Romney absorbs attacks in last debate before New Hampshire vote

CONCORD, NH (WWBT) - It was the final debate before voters go to the polls in the first in the nation primary.   This morning in a special edition of NBC's "Meet The Press", the six remaining republican candidates worked to make their mark with New Hampshire voters.

It was the last opportunity for the candidates to knock down the front runner former Governor Mitt Romney (R-Massachusetts), and they wasted no time before going on the attack.

It started with a tag team attack, former Senator Rick Santorum (R-Pennsylvania), and former House Speaker Newt Gingrich (R-Virginia), roughing up Romney.

Santorum challenged Romney on his decision to not run for re-election when he was governor.

"As for the president of the United States, if I'm elected, of course I'll fight for a second term," said Romney.  "There's a lot of work to be done."

That is when Gingrich jumped in.

"Mitt, I realize the red light doesn't mean anything to you, because you're the frontrunner," said Gingrich to applause. "But -- but can we drop a little bit of the pious baloney? The fact is, you ran in '94 and lost."

It wasn't just Romney versus Gingrich, former Governor Jon Huntsman (R-Utah) who has staked his entire campaign on New Hampshire got involved as well.
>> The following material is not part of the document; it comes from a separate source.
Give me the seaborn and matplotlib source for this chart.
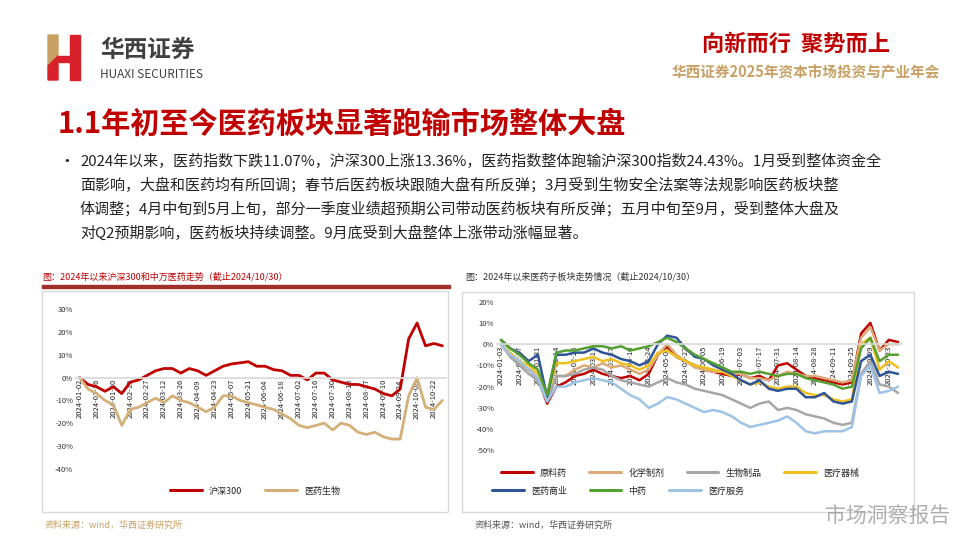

"With respect to Governor Romney, you know, there are a lot of people who are tuning in this morning, and I'm sure they're terribly confused after watching all of this political spin up here," he said.

Huntsman is battling for second place, with the race's wild card Rep. Ron Paul (R-Texas) Who's support remains strong and steady, but perhaps not enough to win.

"You know that demonstrates how out of touch the U.S. government and the U.S. Congress is with the American people," said Paul in reaction to a question from moderator David Gregory about his poor rate of success in the U.S. Congress.  "Because I'm supporting things that help the American people."

And while Romney seems poised to capture New Hampshire, The conservatives still remaining are pinning their hopes on the next state South Carolina, which means doing everything they can to stand out.

"There's a bunch of people standing up here that say they're conservatives, but the records don't follow up on that," charged, Gov. Rick Perry (R-Texas).

Early polls show Romney in the lead in South Carolina as well. If he runs the table in Iowa, New Hampshire and then South Carolina it would be hard to imagine there will be much of a nomination contest left, by the time the primary season rolls around to Virginia in early march.